Still kind of stalled on the novel rewrite. Am sort of awaiting Monday, when I'll finally have some uninterrupted time (I wrote the beginning of the Perfect Murder story during my baby's first nap, figuring out the plot while she was awake, and finished it during her second nap).

But writing is going great! I feel good about it! Reading is going well too. I started (and finished) Mattilda Sycamore Bernstein's recent memoir [The Freezer Door] last night. Probably won't review it. My turn into reviewing has made me realize that reviewing narrative is much harder than reviewing straight nonfiction. But it's a great book! Powerful and poetic evocation of what it means to be lonely and queer, and to look for something sustaining that maybe the queer community once had, but doesn't really possess anymore, particularly for transfeminine people. It really resonated with me.

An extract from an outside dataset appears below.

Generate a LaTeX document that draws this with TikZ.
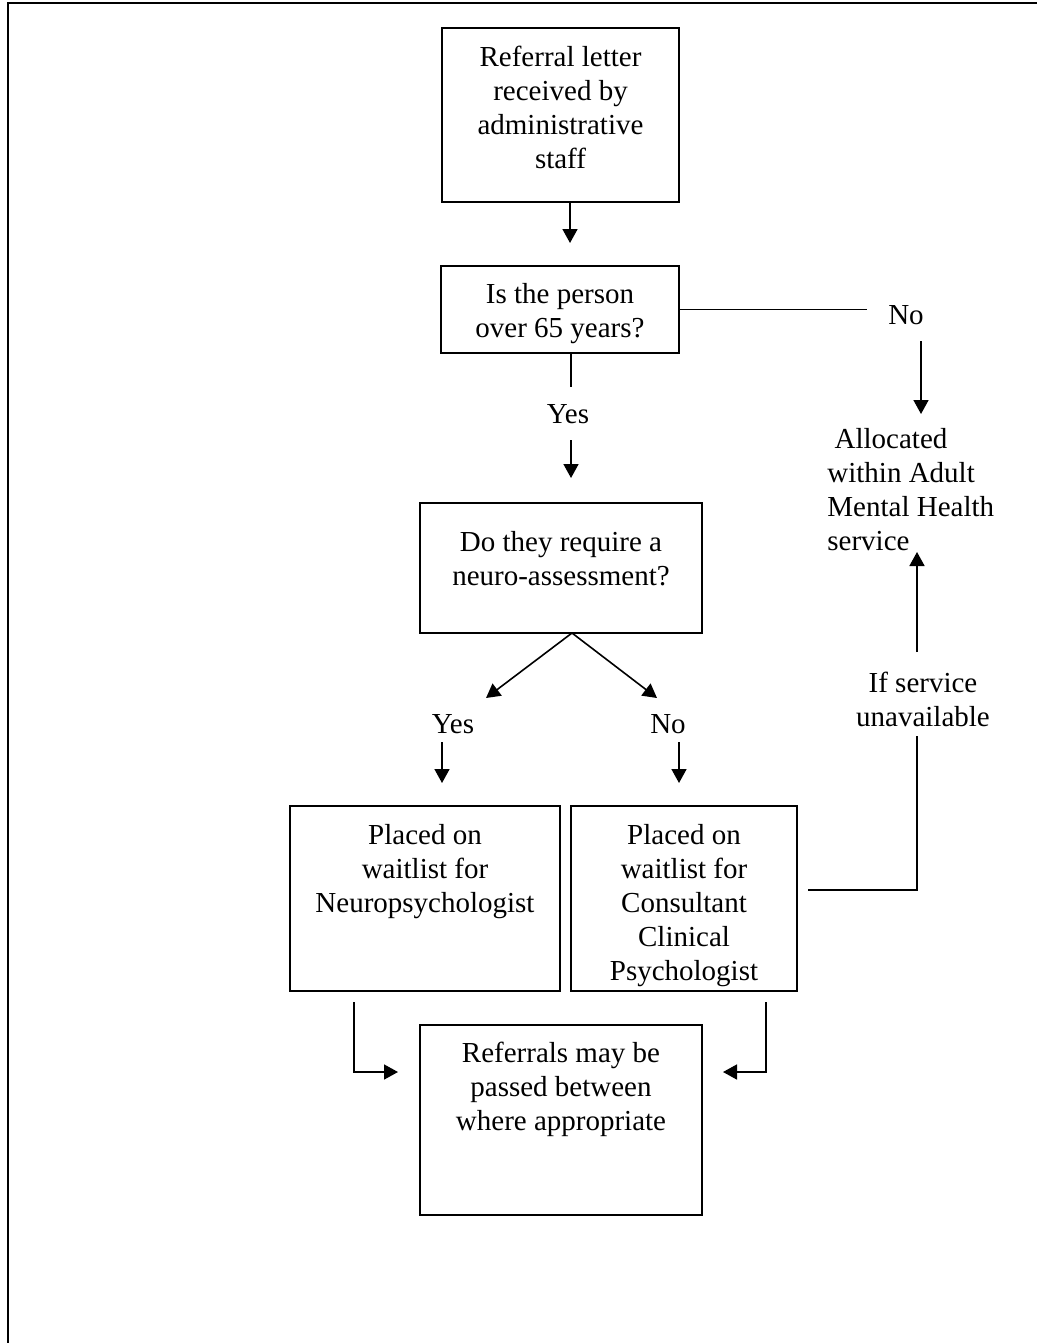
\documentclass[tikz,border=0pt]{standalone}
\usepackage{fontspec}
\setmainfont{Liberation Serif}
\usetikzlibrary{arrows.meta}
\begin{document}
\begin{tikzpicture}[x=0.5pt,y=-0.5pt,
  box/.style={draw,line width=0.7pt,rectangle,inner sep=0pt},
  txt/.style={font=\fontsize{14.5pt}{17pt}\selectfont,align=center,inner sep=0pt,anchor=north},
  lbl/.style={font=\fontsize{14.5pt}{17pt}\selectfont,inner sep=0pt,anchor=base},
  ln/.style={line width=0.8pt},
  arr/.style={line width=0.8pt,-{Triangle[width=7.5pt,length=7pt]}}]
\useasboundingbox (0,0) rectangle (1037,1343);
% outer frame (cropped)
\draw[line width=1.3pt] (8,1350) -- (8,3) -- (1045,3);

% boxes
\node[box,minimum width=118.5pt,minimum height=87pt] (b1) at (560.5,115) {};
\node[box,minimum width=119pt,minimum height=43.5pt] (b2) at (560,309.5) {};
\node[box,minimum width=141pt,minimum height=65pt] (b3) at (561,568) {};
\node[box,minimum width=135pt,minimum height=92.5pt] (b4) at (425,898.5) {};
\node[box,minimum width=113pt,minimum height=92.5pt] (b5) at (684,898.5) {};
\node[box,minimum width=141pt,minimum height=95pt] (b6) at (561,1120) {};

% box texts
\node[txt] (t1) at (560.5,46) {Referral letter\\received by\\administrative\\staff};
\node[txt] (t2) at (560,283) {Is the person\\over 65 years?};
\node[txt] (t3) at (561,531) {Do they require a\\neuro-assessment?};
\node[txt] (t4) at (425,824) {Placed on\\waitlist for\\Neuropsychologist};
\begin{scope}
\clip (571,806) rectangle (797,991);
\node[txt] (t5) at (684,824) {Placed on\\waitlist for\\Consultant\\Clinical\\Psychologist};
\end{scope}
\node[txt] (t6) at (561,1042) {Referrals may be\\passed between\\where appropriate};

% free labels
\node[lbl] (yes1) at (568,423) {Yes};
\node[lbl] (no1) at (906,324) {No};
\node[lbl] (yes2) at (453,733) {Yes};
\node[lbl] (no2) at (668,733) {No};
\node[txt,align=left,anchor=north west] (amh) at (827,428) {~Allocated\\within Adult\\Mental Health\\service};
\node[txt] (isu) at (923,672) {If service\\unavailable};

% connector end points
\coordinate (a1) at (570,243);
\coordinate (c2) at (571,387);
\coordinate (c3s) at (571,440);
\coordinate (c3e) at (571,478);
\coordinate (c4) at (867,309.5);
\coordinate (c5s) at (921,341);
\coordinate (c5e) at (921,414);
\coordinate (c6s) at (917,652);
\coordinate (c6e) at (917,552);
\coordinate (c7s) at (917,736);
\coordinate (c7c) at (917,890);
\coordinate (c7e) at (808,890);
\coordinate (apex) at (572,633);
\coordinate (dl) at (486,698);
\coordinate (dr) at (657,698);
\coordinate (yl1) at (442,742);
\coordinate (yl2) at (442,783);
\coordinate (nr1) at (679,742);
\coordinate (nr2) at (679,783);
\coordinate (bl1) at (354,1002);
\coordinate (bl2) at (354,1072);
\coordinate (bl3) at (398,1072);
\coordinate (br1) at (766,1002);
\coordinate (br2) at (766,1072);
\coordinate (br3) at (723,1072);

% connectors
\draw[arr] (b1.south -| a1) -- (a1);
\draw[ln] (b2.south -| c2) -- (c2);
\draw[arr] (c3s) -- (c3e);
\draw[ln] (b2.east) -- (c4);
\draw[arr] (c5s) -- (c5e);
\draw[arr] (c6s) -- (c6e);
\draw[ln] (c7s) -- (c7c) -- (c7e);
\draw[arr] (apex) -- (dl);
\draw[arr] (apex) -- (dr);
\draw[arr] (yl1) -- (yl2);
\draw[arr] (nr1) -- (nr2);
\draw[arr] (bl1) -- (bl2) -- (bl3);
\draw[arr] (br1) -- (br2) -- (br3);
\end{tikzpicture}
\end{document}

I also spent a significant amount of time over the past few days trying to figure out how to convert Markdown files into word format. It wasn't as easy as I'd like it to be! Definitely feels like a format designed by computer programmers. So far the easiest way is to use a command-line program called pandoc, which is simple and flexible, but kind of impenetrable. I sometimes find myself wondering why I am bothering with this, but to be honest I think it's just neat! I have always felt I have the heart of a computer programmer: I just never had the patience to learn how to write code. Maybe I will someday though! You never know!